Aufruf zur Abschaffung der Polizei
Es gibt in den USA eine Bewegung, die fordert, die finanziellen Mittel der Polizei zu beschneiden und die Behörden in der Folge komplett abzuschaffen. Die Diskussion darüber gewinnt in diesen Tagen an Dynamik. Ralikh Hayes, Mitbegründer von Organizing Black, einer Aktivistengruppe in Baltimore im Ostküstenstaat Maryland, plädiert dafür, das Geld, das jetzt in Polizeidienststellen fließt, anders zu verwenden. Gegenüber der DW sagt er, Städte sollten "kreative Prozesse finanzieren, mit anderen Ideen experimentieren und überlegen, wie Sicherheit noch aussehen kann. Sie sollten in Dinge investieren, von denen wir wissen, dass die Menschen sie brauchen. Denn wir wissen, dass Kriminalität normalerweise dadurch verursacht wird, dass Menschen nicht über die Ressourcen verfügen, die sie benötigen."
Hayes fügt hinzu: "Wie man in Gemeinden in ganz Amerika sehen kann, gelten diese als vollkommen sicher, wenn kein Polizist in Sicht ist. Aber warum gelten unsere Gemeinden, die voller Polizisten sind, dann nicht als sicher?"
Die Polizei versucht noch mit einer anderen Strategie, den Status Quo aufrechtzuerhalten: Sie macht Beweise und Daten nur intern zugänglich.

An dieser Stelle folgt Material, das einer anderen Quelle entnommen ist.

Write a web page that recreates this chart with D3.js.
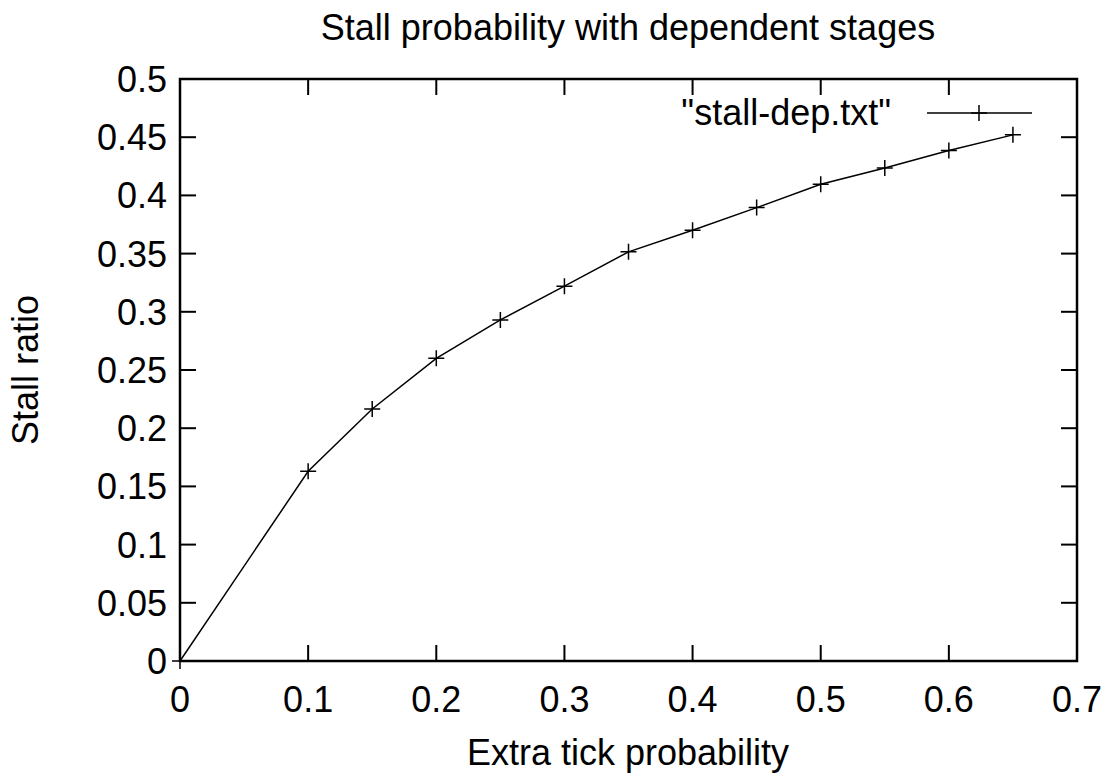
<!DOCTYPE html>
<html>
<head>
<meta charset="utf-8">
<script src="https://cdn.jsdelivr.net/npm/d3@7"></script>
<style>
  body { margin: 0; background: #fff; }
  text { font-family: "Liberation Sans", Arial, sans-serif; fill: #000; }
</style>
</head>
<body>
<script>
// data
var tickProb = [0, 0.1, 0.15, 0.2, 0.25, 0.3, 0.35, 0.4, 0.45, 0.5, 0.55, 0.6, 0.65];
var stallRatio = [0, 0.163, 0.2165, 0.260, 0.293, 0.322, 0.3515, 0.370, 0.3895, 0.4095, 0.4235, 0.4385, 0.452];
var xTicks = [0, 0.1, 0.2, 0.3, 0.4, 0.5, 0.6, 0.7];
var yTicks = [0, 0.05, 0.1, 0.15, 0.2, 0.25, 0.3, 0.35, 0.4, 0.45, 0.5];

var W = 1108, H = 776;
var margin = {top: 79, right: 31, bottom: 115, left: 180},
    width = W - margin.left - margin.right,
    height = H - margin.top - margin.bottom;

var svg = d3.select("body").append("svg")
    .attr("width", W)
    .attr("height", H);

var g = svg.append("g")
    .attr("transform", "translate(" + margin.left + "," + margin.top + ")");

var x = d3.scaleLinear().domain([0, 0.7]).range([0, width]);
var y = d3.scaleLinear().domain([0, 0.5]).range([height, 0]);

var tickLen = 16, fs = 36;

// tick marks, mirrored on all four sides (gnuplot style)
var ticks = g.append("g").attr("stroke", "#000").attr("stroke-width", 2);
xTicks.forEach(function(t) {
  ticks.append("line").attr("x1", x(t)).attr("x2", x(t)).attr("y1", height).attr("y2", height - tickLen);
  ticks.append("line").attr("x1", x(t)).attr("x2", x(t)).attr("y1", 0).attr("y2", tickLen);
});
yTicks.forEach(function(t) {
  ticks.append("line").attr("x1", 0).attr("x2", tickLen).attr("y1", y(t)).attr("y2", y(t));
  ticks.append("line").attr("x1", width).attr("x2", width - tickLen).attr("y1", y(t)).attr("y2", y(t));
});

// tick labels
g.selectAll(".xl").data(xTicks).enter().append("text")
    .attr("x", function(d) { return x(d); })
    .attr("y", height + 51)
    .attr("text-anchor", "middle")
    .style("font-size", fs + "px")
    .text(function(d) { return d3.format("")(d); });

g.selectAll(".yl").data(yTicks).enter().append("text")
    .attr("x", -13)
    .attr("y", function(d) { return y(d) + 13; })
    .attr("text-anchor", "end")
    .style("font-size", fs + "px")
    .text(function(d) { return d3.format("")(d); });

// frame
g.append("rect")
    .attr("width", width).attr("height", height)
    .attr("fill", "none").attr("stroke", "#000").attr("stroke-width", 2.5);

// data line
var pts = tickProb.map(function(d, i) { return [d, stallRatio[i]]; });
var line = d3.line().x(function(d) { return x(d[0]); }).y(function(d) { return y(d[1]); });

g.append("path")
    .datum(pts)
    .attr("d", line)
    .attr("fill", "none")
    .attr("stroke", "#000")
    .attr("stroke-width", 1.5);

function plus(sel, cx, cy) {
  var s = 8;
  sel.append("path")
      .attr("d", "M" + (cx - s) + "," + cy + "H" + (cx + s) + "M" + cx + "," + (cy - s) + "V" + (cy + s))
      .attr("stroke", "#000").attr("stroke-width", 1.5).attr("fill", "none");
}
pts.forEach(function(d) { plus(g, x(d[0]), y(d[1])); });

// legend
var lg = svg.append("g");
lg.append("text")
    .attr("x", 891).attr("y", 125)
    .attr("text-anchor", "end")
    .style("font-size", fs + "px")
    .text('"stall-dep.txt"');
lg.append("line")
    .attr("x1", 927).attr("x2", 1032).attr("y1", 113).attr("y2", 113)
    .attr("stroke", "#000").attr("stroke-width", 1.5);
plus(lg, 979, 113);

// titles
svg.append("text")
    .attr("x", 628).attr("y", 40)
    .attr("text-anchor", "middle")
    .style("font-size", fs + "px")
    .text("Stall probability with dependent stages");

svg.append("text")
    .attr("x", 628).attr("y", 765)
    .attr("text-anchor", "middle")
    .style("font-size", fs + "px")
    .text("Extra tick probability");

svg.append("text")
    .attr("transform", "translate(38," + (margin.top + height / 2) + ") rotate(-90)")
    .attr("text-anchor", "middle")
    .style("font-size", fs + "px")
    .text("Stall ratio");
</script>
</body>
</html>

Daten zu sammeln, um Vorfälle und Kommunikation zwischen Polizisten und Zivilisten zu erforschen, könne mitunter schwierig sein, bestätigt Alyasah Sewell, Professorin für Soziologie an der Emory University in Atlanta, Georgia, gegenüber der DW. Bürgerinitiativen, die das versuchten, müssten sich häufig auf Medienberichte stützen. Sewell fügt hinzu, dass in den Statistiken der Strafverfolgungsbehörden manchmal wichtige Informationen fehlten, wie Hautfarbe oder Geschlecht. Auch bei Polizeiberichten "verlassen wir uns darauf, dass die Polizei uns erzählt, was passiert ist".
Rassismus seit der Sklavenzeit
Wenn erneut ein weißer Polizist eine unbewaffnete schwarze Person getötet hat, wird dieser Polizist von Kollegen, Politikern und der Öffentlichkeit oft als "bad apple" ("fauler Apfel") bezeichnet, was bedeutet, dass der betreffende Beamte als Einzelfall betrachtet werden sollte.
Der nationale Sicherheitsberater Robert O'Brien etwa nutzte diese Redewendung jüngst in einem Interview mit dem Fernsehsender CNN über den gewaltsamen Tod von George Floyd. Der Afroamerikaner Floyd starb in Minneapolis, während ein weißer Polizist auf seinem Hals kniete und drei Kollegen zuschauten. "Ich glaube nicht, dass es institutionellen Rassismus gibt", sagte O'Brien. "Ich denke, 99,9 Prozent unserer Strafverfolgungsbeamten sind großartige Amerikaner. Aber es gibt natürlich immer 'faule Äpfel'."
Alyasah Sewell dagegen hält es nicht für ausreichend, sich auf einzelne Polizisten zu konzentrieren. "Ein schlechter Polizist ist ein schlechter Samen", so Sewell. "Dieser schafft Netzwerke, die ihn unterstützen. Man muss die Hälfte eines Apfels durchschneiden, um an die Samen zu kommen, die Kerne. Und wenn dieser Samen faul ist, infiziert er auch den Rest des Apfels."
Sewell forscht zu strukturellem Rassismus und betont, in den heutigen Polizeibehörden lebe die Geschichte weiter. "Man muss wirklich bis zur Sklaverei zurückgehen. Sklavenpatrouillen waren die Vorgänger der heutigen Polizei. Beamte heute stufen schwarze und braune Menschen immer noch aufgrund ihrer Hautfarbe als Kriminelle ein. Und wenn man jemanden als Kriminellen bezeichnet, hat man das Recht, ihn aus der Gesellschaft zu entfernen."
Polizeigewalt wird in den USA nicht nur toleriert, der Präsident selbst animiert indirekt dazu. Anfang der Woche warf Donald Trump vielen Gouverneuren vor, dass ihre Reaktion auf die anhaltenden Proteste schwach gewesen sei. "Wenn man nicht dominiert, ist das verschwendete Zeit", so Trump. "Dann sieht man aus wie ein Idiotenhaufen. Man muss dominieren."